There is little I do anymore that resembles my mother's life (other than care for my family). I do not iron my husband's (or, truthfully, my own) shirts. I do not dust (nor does anyone else in my home, I've noticed). I do not sew buttons or darn socks. I don't go to church on Sundays (I do have a daily spiritual practice, though). I do not watch soap operas. And so much more. But I cannot let go of the Christmas Day/Eve traditions. I just... can... not.

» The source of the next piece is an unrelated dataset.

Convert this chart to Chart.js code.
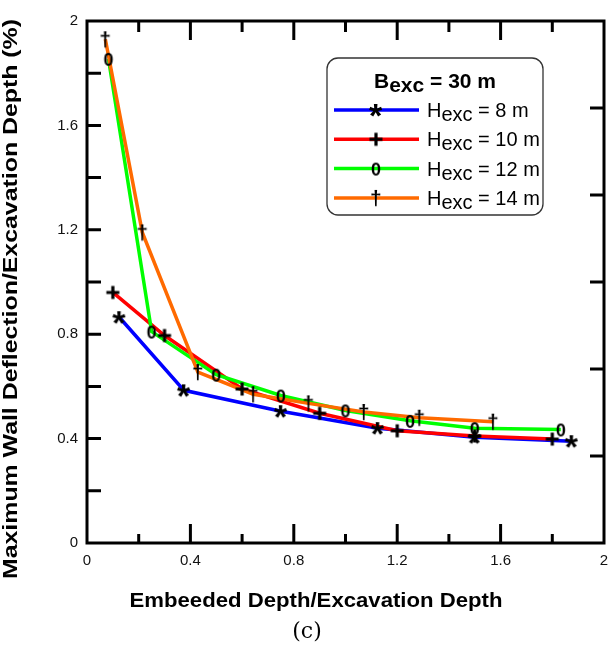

What's so great about traditions? I ask myself this each year as I'm frantically preparing the annual feast. Well, for one thing, they remind us of the loved ones who are departed. For another, they pass on to our children the foods and rituals from long ago. And as my son points out, traditions bring us back to our roots, even if in our daily lives we deny and reject them. Traditions help us to remember where we came from (even if that's not a place we want to inhabit any more). And yes, I have created some traditions of my own; roasted Brussels sprouts were never part of my mom's repertoire, but I've added them to the menu.

One day, no doubt, I'm going to give up my mom's culinary rituals (i.e. I can't imagine myself slinging all these dishes around when I'm in my 80's, though Mom did exactly that she had the help of two daughters and a niece) and because I am the mother of three sons, none of whom are particularly adept at cooking or interested in the kitchen, chances are those traditions will end with me. (Potential daughters-in-law will probably come equipped with traditions of their own.)

But for some reason, I'm not yet ready to let go. To me, Christmas still means gathering around my mother's table, serving the foods she served, and paying homage to the past. Pass the cranberries, please?